---- Records shown

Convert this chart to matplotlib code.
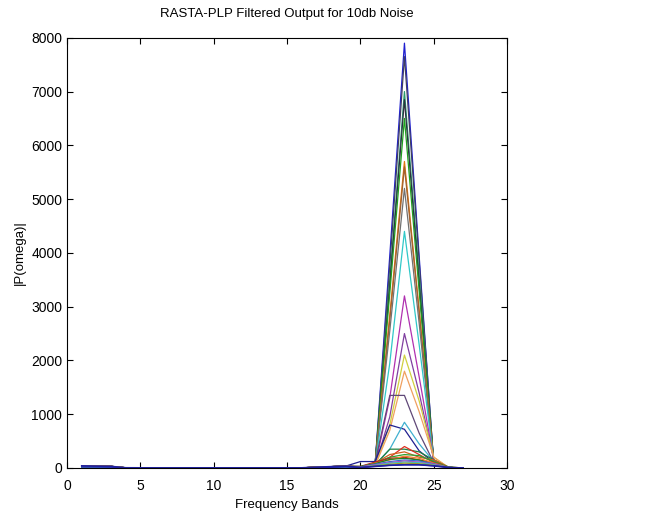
import numpy as np
import matplotlib.pyplot as plt

plt.rcParams['font.family'] = ['Liberation Sans', 'DejaVu Sans']

bands = list(range(1, 28))

# bands 1..19, nearly flat
base_a = [40, 35, 30, 4, 3, 2, 2, 2, 2, 2, 2, 2, 2, 2, 2, 3, 15, 25, 35]
base_b = [20, 18, 15, 2, 1, 1, 1, 1, 1, 1, 1, 1, 1, 1, 1, 2, 8, 12, 20]

# bands 20..27 for each frame
frames = [
    [20, 70, 3950, 7900, 3950, 60, 10, 0],
    [20, 60, 3750, 7650, 3850, 80, 10, 0],
    [15, 70, 3500, 7000, 3600, 90, 10, 0],
    [15, 60, 3400, 6850, 3450, 80, 10, 0],
    [15, 70, 3250, 6500, 3300, 80, 10, 0],
    [10, 60, 2850, 5700, 2950, 90, 10, 0],
    [10, 50, 2750, 5600, 2900, 100, 10, 0],
    [10, 60, 2550, 5200, 2700, 80, 10, 0],
    [10, 50, 1950, 4400, 2300, 120, 10, 0],
    [10, 40, 1300, 3200, 1700, 150, 10, 0],
    [10, 40, 950, 2500, 1400, 150, 10, 0],
    [10, 40, 800, 2100, 1250, 200, 10, 0],
    [10, 40, 700, 1800, 1050, 200, 10, 0],
    [10, 100, 1350, 1350, 650, 100, 10, 0],
    [120, 120, 800, 720, 320, 100, 10, 0],
    [10, 50, 350, 850, 450, 120, 10, 0],
    [10, 60, 350, 350, 300, 150, 10, 0],
    [20, 80, 200, 400, 250, 100, 10, 0],
    [20, 90, 250, 300, 200, 150, 20, 0],
    [20, 100, 200, 250, 230, 120, 20, 0],
    [30, 110, 180, 200, 150, 100, 10, 0],
    [20, 90, 150, 220, 180, 90, 10, 0],
    [30, 80, 160, 180, 150, 60, 10, 0],
    [20, 70, 120, 150, 130, 80, 10, 0],
    [20, 60, 100, 130, 110, 70, 10, 0],
    [10, 50, 90, 110, 100, 60, 10, 0],
    [10, 40, 70, 90, 80, 50, 10, 0],
    [10, 30, 50, 60, 60, 40, 10, 0],
]

colors = ['#1f1fd0', '#404060', '#2a9a70', '#303040', '#20a020', '#e07810',
          '#a06030', '#707070', '#30c8c8', '#b030b0', '#8040a0', '#d0d040',
          '#f0a060', '#604878', '#202090', '#40b0d0', '#208040', '#e03020',
          '#d06020', '#30a030', '#c02020', '#f08030', '#208020', '#3070d0',
          '#c040c0', '#40c0c0', '#a0a020', '#2020c0']

fig = plt.figure(figsize=(6.51, 5.14), dpi=100)
ax = fig.add_axes([0.103, 0.0895, 0.676, 0.837])

for i, f in enumerate(frames):
    base = base_a if i % 2 == 0 else base_b
    ax.plot(bands, base + f, color=colors[i % len(colors)], lw=0.9)
ax.plot(bands, base_a + frames[-1], color='#2020a0', lw=1.2)

ax.set_xlim(0, 30)
ax.set_ylim(0, 8000)
ax.set_xticks(range(0, 31, 5))
ax.set_yticks(range(0, 8001, 1000))
ax.tick_params(direction='in', top=True, right=True, length=4, labelsize=10)
ax.tick_params(axis='x', pad=8)
ax.set_title('RASTA-PLP Filtered Output for 10db Noise', fontsize=9.5, pad=15)
ax.set_xlabel('Frequency Bands', fontsize=9.5, labelpad=4)
ax.set_ylabel('|P(omega)|', fontsize=9.5)

fig.savefig('out.png', dpi=100)
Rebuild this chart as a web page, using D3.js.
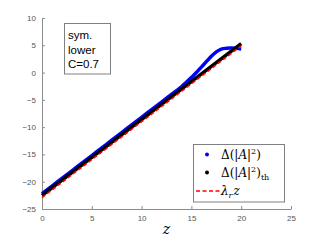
<!DOCTYPE html>
<html>
<head>
<meta charset="utf-8">
<script src="https://cdn.jsdelivr.net/npm/d3@7"></script>
<style>
  body { margin: 0; background: #fff; }
  svg { display: block; }
</style>
</head>
<body>
<div id="chart"></div>
<script>
// data
const zSim = [0, 1, 2, 3, 4, 5, 6, 7, 8, 9, 10, 11, 12, 13, 14, 15, 15.5, 16, 16.5, 17, 17.5, 18, 18.5, 19, 19.5, 20];
const simVals = [-22.2, -20.8, -19.4, -18.0, -16.6, -15.2, -13.8, -12.4, -11.0, -9.6, -8.2, -6.8, -5.4, -4.0, -2.6, -0.9, 0.0, 1.0, 2.0, 3.0, 3.8, 4.3, 4.45, 4.5, 4.45, 4.3];
const zTh = [0, 20];
const thVals = [-22.5, 5.3];
const zLin = [0, 20];
const linVals = [-22.9, 4.9];
const xTicks = [0, 5, 10, 15, 20, 25];
const yTicks = [-25, -20, -15, -10, -5, 0, 5, 10];
const boxLines = ["sym.", "lower", "C=0.7"];

const W = 321, H = 241;
const svg = d3.select("#chart").append("svg")
  .attr("width", W).attr("height", H);

const x = d3.scaleLinear().domain([0, 25]).range([42, 291]);
const y = d3.scaleLinear().domain([-25, 10]).range([209, 18]);

const axisColor = "#8c8c8c";
const tickText = "#555";

// x axis
const gx = svg.append("g")
  .attr("transform", "translate(0," + y(-25) + ")")
  .call(d3.axisBottom(x).tickValues(xTicks).tickSizeInner(-3).tickSizeOuter(0).tickPadding(6));
// y axis
const gy = svg.append("g")
  .attr("transform", "translate(" + x(0) + ",0)")
  .call(d3.axisLeft(y).tickValues(yTicks).tickSizeInner(-3).tickSizeOuter(0).tickPadding(6));

[gx, gy].forEach(g => {
  g.select(".domain").attr("stroke", axisColor);
  g.selectAll(".tick line").attr("stroke", axisColor);
  g.selectAll(".tick text")
    .attr("fill", tickText)
    .style("font-family", "Helvetica, Arial, 'Liberation Sans', sans-serif")
    .style("font-size", "8px");
});

// x label
svg.append("text")
  .attr("x", (x(0) + x(25)) / 2)
  .attr("y", 234)
  .attr("text-anchor", "middle")
  .style("font-family", "'DejaVu Serif', 'Liberation Serif', serif")
  .style("font-style", "italic")
  .style("font-size", "14px")
  .text("z");

const line = d3.line().x(d => x(d[0])).y(d => y(d[1]));

// simulation (blue dots, dense enough to read as a line)
svg.append("path")
  .datum(d3.zip(zSim, simVals))
  .attr("d", line.curve(d3.curveMonotoneX))
  .attr("fill", "none")
  .attr("stroke", "#0000ff")
  .attr("stroke-width", 3.5);

// theory (black)
svg.append("path")
  .datum(d3.zip(zTh, thVals))
  .attr("d", d3.line().x(d => x(d[0])).y(d => y(d[1])))
  .attr("fill", "none")
  .attr("stroke", "#000")
  .attr("stroke-width", 3.5);

// lambda_r z (red dashed)
svg.append("path")
  .datum(d3.zip(zLin, linVals))
  .attr("d", d3.line().x(d => x(d[0])).y(d => y(d[1])))
  .attr("fill", "none")
  .attr("stroke", "#ff0000")
  .attr("stroke-width", 1.6)
  .attr("stroke-dasharray", "4,2.5");

// text box top-left
svg.append("rect")
  .attr("x", 64.5).attr("y", 23.5)
  .attr("width", 46).attr("height", 50.5)
  .attr("fill", "#fff").attr("stroke", "#808080");
svg.append("g").selectAll("text")
  .data(boxLines)
  .enter().append("text")
  .attr("x", 68)
  .attr("y", (d, i) => 39 + i * 14.5)
  .style("font-family", "Helvetica, Arial, 'Liberation Sans', sans-serif")
  .style("font-size", "11.5px")
  .text(d => d);

// legend
const leg = svg.append("g");
leg.append("rect")
  .attr("x", 193.5).attr("y", 144.5)
  .attr("width", 91).attr("height", 57.5)
  .attr("fill", "#fff").attr("stroke", "#808080");

const serif = "'DejaVu Serif', 'Liberation Serif', serif";
leg.append("circle").attr("cx", 207).attr("cy", 154.5).attr("r", 2).attr("fill", "#0000ff");
leg.append("circle").attr("cx", 207).attr("cy", 172.5).attr("r", 2).attr("fill", "#000");
leg.append("line")
  .attr("x1", 196).attr("x2", 220).attr("y1", 191).attr("y2", 191)
  .attr("stroke", "#ff0000").attr("stroke-width", 1.6).attr("stroke-dasharray", "4,2.5");

function deltaLabel(yPos, sub) {
  const t = leg.append("text")
    .attr("x", 221).attr("y", yPos)
    .style("font-family", serif)
    .style("font-size", "12px");
  t.append("tspan").text("Δ(|");
  t.append("tspan").style("font-style", "italic").text("A");
  t.append("tspan").text("|");
  t.append("tspan").attr("dy", -5).style("font-size", "8px").text("2");
  t.append("tspan").attr("dy", 5).text(")");
  if (sub) t.append("tspan").attr("dy", 3).style("font-size", "8px").text(sub);
}
deltaLabel(159, null);
deltaLabel(177, "th");

const lt = leg.append("text")
  .attr("x", 221).attr("y", 195)
  .style("font-family", serif)
  .style("font-size", "12px")
  .style("font-style", "italic");
lt.append("tspan").text("λ");
lt.append("tspan").attr("dy", 3).style("font-size", "8px").text("r");
lt.append("tspan").attr("dy", -3).attr("dx", 1).text("z");
</script>
</body>
</html>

--------

◆ Exercise directions
Give again, exactly, the lines from the start of the data through the one holding "2, 8, 12, 20]"; omit the pictures.

◆ Solution for this exercise
Convert this chart to matplotlib code.
import numpy as np
import matplotlib.pyplot as plt

plt.rcParams['font.family'] = ['Liberation Sans', 'DejaVu Sans']

bands = list(range(1, 28))

# bands 1..19, nearly flat
base_a = [40, 35, 30, 4, 3, 2, 2, 2, 2, 2, 2, 2, 2, 2, 2, 3, 15, 25, 35]
base_b = [20, 18, 15, 2, 1, 1, 1, 1, 1, 1, 1, 1, 1, 1, 1, 2, 8, 12, 20]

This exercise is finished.